Life among the stars.
Peter
Douglas
That dot
by Carl Sagan
“Look
again at that dot. That's here. That's home. That's us. On it everyone you
love, everyone you know, everyone you ever heard of, every human being who ever
was, lived out their lives. The aggregate of our joy and suffering, thousands
of confident religions, ideologies, and economic doctrines, every hunter and
forager, every hero and coward, every creator and destroyer of civilization,
every king and peasant, every young couple in love, every mother and father,
hopeful child, inventor and explorer, every teacher of morals, every corrupt
politician, every "superstar," every "supreme leader,"
every saint and sinner in the history of our species lived there-on a mote of
dust suspended in a sunbeam.
The Earth is a very small stage in a vast cosmic arena.

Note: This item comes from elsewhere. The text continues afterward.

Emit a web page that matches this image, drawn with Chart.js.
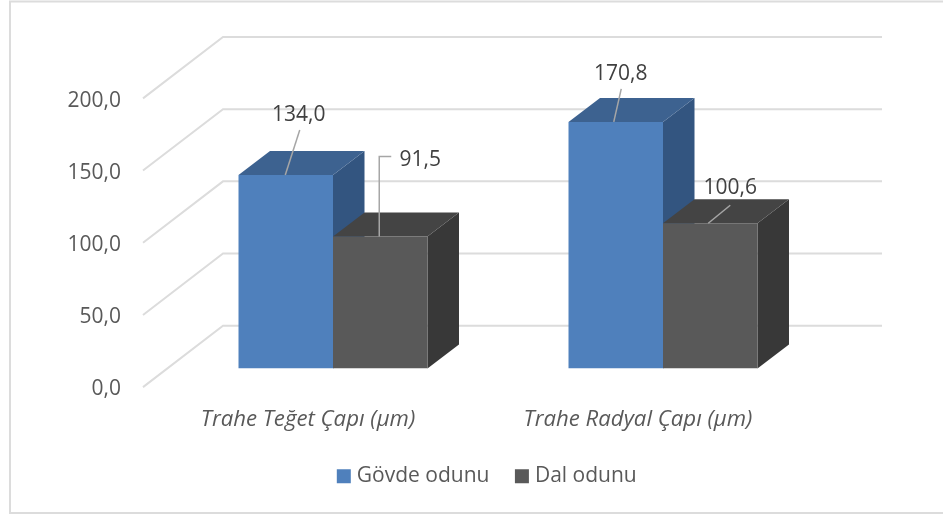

Think of the endless cruelties visited by the inhabitants of one corner of this pixel on the scarcely distinguishable inhabitants of some other corner, how frequent their misunderstandings, how eager they are to kill one another, how fervent their hatreds. Think of the rivers of blood spilled by all those generals and emperors so that, in glory and triumph, they could become the momentary masters of a fraction of a dot.
Our posturings, our imagined self-importance, the delusion that we have some privileged position in the Universe, are challenged by this point of pale light. Our planet is a lonely speck in the great enveloping cosmic dark. In our obscurity, in all this vastness, there is no hint that help will come from elsewhere to save us from ourselves.
The
Earth is the only world known so far to harbour life. There is nowhere else, at
least in the near future, to which our species could migrate. Visit, yes.
Settle, not yet. Like it or not, for the moment the Earth is where we make our
stand.
It has been said that astronomy is a humbling and character-building experience. There is perhaps no better demonstration of the folly of human conceits than this distant image of our tiny world. To me, it underscores our responsibility to deal more kindly with one another, and to preserve and cherish the pale blue dot, the only home we've ever known.”